Your instructions:
Repeat the listing that follows, character for character, minus the pictures.

Data provided:
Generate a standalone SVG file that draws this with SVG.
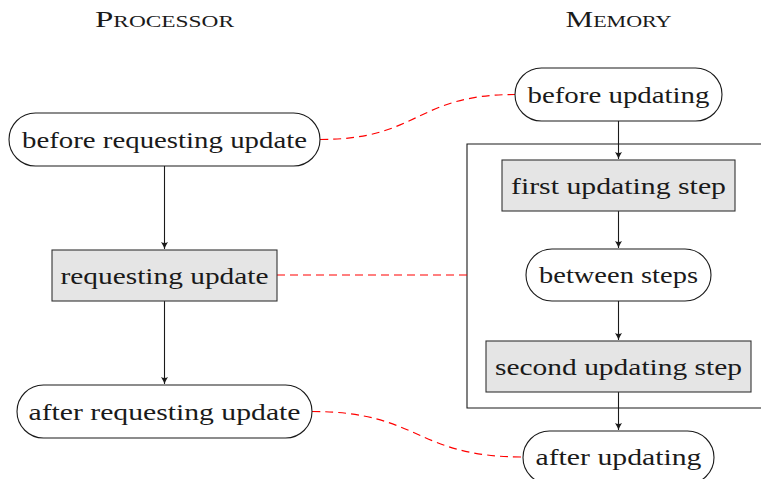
<svg xmlns="http://www.w3.org/2000/svg" width="761" height="479" viewBox="0 0 761 479">
<style>
text{font-family:"Liberation Serif","DejaVu Serif",serif;font-size:24px;fill:#1a1a1a;text-anchor:middle;dominant-baseline:central}
.title{font-variant:small-caps;font-size:24px}
.term{fill:#fff;stroke:#1a1a1a;stroke-width:1.1}
.box{fill:#e5e5e5;stroke:#333;stroke-width:1.1}
.arr{fill:none;stroke:#1a1a1a;stroke-width:1.1;marker-end:url(#ah)}
.dash{fill:none;stroke:#ff0000;stroke-width:1.2;stroke-dasharray:8 5}
</style>
<defs>
<marker id="ah" markerWidth="10" markerHeight="10" refX="8" refY="5" orient="auto" markerUnits="userSpaceOnUse">
<path d="M1,1.5 Q5,4 8,5 Q5,6 1,8.5 Q3,5 1,1.5Z" fill="#1a1a1a"/>
</marker>
</defs>
<g id="titles">
<text class="title" x="164.5" y="19" textLength="139" lengthAdjust="spacingAndGlyphs">Processor</text>
<text class="title" x="618.5" y="19" textLength="106" lengthAdjust="spacingAndGlyphs">Memory</text>
</g>
<g id="frame"><path d="M765,144 H467 V408 H765" fill="none" stroke="#1a1a1a" stroke-width="1.1"/></g>
<g id="connectors">
<path class="arr" d="M164.5,166 V249"/>
<path class="arr" d="M164.5,301 V384"/>
<path class="arr" d="M618.5,121 V159"/>
<path class="arr" d="M618.5,211 V248"/>
<path class="arr" d="M618.5,301 V340"/>
<path class="arr" d="M618.5,392 V430"/>
<path class="dash" d="M320,139.5 C420,139.5 415,94.5 515,94.5"/>
<path class="dash" d="M277,275 L467,275"/>
<path class="dash" d="M312,411.5 C420,411.5 415,457 523,457"/>
</g>
<g id="n1"><rect class="term" x="9" y="113" width="311" height="53" rx="26.5"/><text x="164.5" y="139.5" textLength="285" lengthAdjust="spacingAndGlyphs">before requesting update</text></g>
<g id="n2"><rect class="box" x="52" y="250" width="225" height="51"/><text x="164.5" y="275.5" textLength="208" lengthAdjust="spacingAndGlyphs">requesting update</text></g>
<g id="n3"><rect class="term" x="17" y="385" width="295" height="53" rx="26.5"/><text x="164.5" y="411.5" textLength="272" lengthAdjust="spacingAndGlyphs">after requesting update</text></g>
<g id="m1"><rect class="term" x="515" y="68" width="207" height="53" rx="26.5"/><text x="618.5" y="94.5" textLength="182" lengthAdjust="spacingAndGlyphs">before updating</text></g>
<g id="m2"><rect class="box" x="502" y="160" width="233" height="51"/><text x="618.5" y="185.5" textLength="215" lengthAdjust="spacingAndGlyphs">first updating step</text></g>
<g id="m3"><rect class="term" x="526" y="249" width="185" height="52" rx="26"/><text x="618.5" y="275" textLength="159" lengthAdjust="spacingAndGlyphs">between steps</text></g>
<g id="m4"><rect class="box" x="486" y="341" width="265" height="51"/><text x="618.5" y="366.5" textLength="247" lengthAdjust="spacingAndGlyphs">second updating step</text></g>
<g id="m5"><rect class="term" x="523" y="431" width="191" height="53" rx="26.5"/><text x="618.5" y="457" textLength="166" lengthAdjust="spacingAndGlyphs">after updating</text></g>
</svg>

Completed task:
Generate a standalone SVG file that draws this with SVG.
<svg xmlns="http://www.w3.org/2000/svg" width="761" height="479" viewBox="0 0 761 479">
<style>
text{font-family:"Liberation Serif","DejaVu Serif",serif;font-size:24px;fill:#1a1a1a;text-anchor:middle;dominant-baseline:central}
.title{font-variant:small-caps;font-size:24px}
.term{fill:#fff;stroke:#1a1a1a;stroke-width:1.1}
.box{fill:#e5e5e5;stroke:#333;stroke-width:1.1}
.arr{fill:none;stroke:#1a1a1a;stroke-width:1.1;marker-end:url(#ah)}
.dash{fill:none;stroke:#ff0000;stroke-width:1.2;stroke-dasharray:8 5}
</style>
<defs>
<marker id="ah" markerWidth="10" markerHeight="10" refX="8" refY="5" orient="auto" markerUnits="userSpaceOnUse">
<path d="M1,1.5 Q5,4 8,5 Q5,6 1,8.5 Q3,5 1,1.5Z" fill="#1a1a1a"/>
</marker>
</defs>
<g id="titles">
<text class="title" x="164.5" y="19" textLength="139" lengthAdjust="spacingAndGlyphs">Processor</text>
<text class="title" x="618.5" y="19" textLength="106" lengthAdjust="spacingAndGlyphs">Memory</text>
</g>
<g id="frame"><path d="M765,144 H467 V408 H765" fill="none" stroke="#1a1a1a" stroke-width="1.1"/></g>
<g id="connectors">
<path class="arr" d="M164.5,166 V249"/>
<path class="arr" d="M164.5,301 V384"/>
<path class="arr" d="M618.5,121 V159"/>
<path class="arr" d="M618.5,211 V248"/>
<path class="arr" d="M618.5,301 V340"/>
<path class="arr" d="M618.5,392 V430"/>
<path class="dash" d="M320,139.5 C420,139.5 415,94.5 515,94.5"/>
<path class="dash" d="M277,275 L467,275"/>
<path class="dash" d="M312,411.5 C420,411.5 415,457 523,457"/>
</g>
<g id="n1"><rect class="term" x="9" y="113" width="311" height="53" rx="26.5"/><text x="164.5" y="139.5" textLength="285" lengthAdjust="spacingAndGlyphs">before requesting update</text></g>
<g id="n2"><rect class="box" x="52" y="250" width="225" height="51"/><text x="164.5" y="275.5" textLength="208" lengthAdjust="spacingAndGlyphs">requesting update</text></g>
<g id="n3"><rect class="term" x="17" y="385" width="295" height="53" rx="26.5"/><text x="164.5" y="411.5" textLength="272" lengthAdjust="spacingAndGlyphs">after requesting update</text></g>
<g id="m1"><rect class="term" x="515" y="68" width="207" height="53" rx="26.5"/><text x="618.5" y="94.5" textLength="182" lengthAdjust="spacingAndGlyphs">before updating</text></g>
<g id="m2"><rect class="box" x="502" y="160" width="233" height="51"/><text x="618.5" y="185.5" textLength="215" lengthAdjust="spacingAndGlyphs">first updating step</text></g>
<g id="m3"><rect class="term" x="526" y="249" width="185" height="52" rx="26"/><text x="618.5" y="275" textLength="159" lengthAdjust="spacingAndGlyphs">between steps</text></g>
<g id="m4"><rect class="box" x="486" y="341" width="265" height="51"/><text x="618.5" y="366.5" textLength="247" lengthAdjust="spacingAndGlyphs">second updating step</text></g>
<g id="m5"><rect class="term" x="523" y="431" width="191" height="53" rx="26.5"/><text x="618.5" y="457" textLength="166" lengthAdjust="spacingAndGlyphs">after updating</text></g>
</svg>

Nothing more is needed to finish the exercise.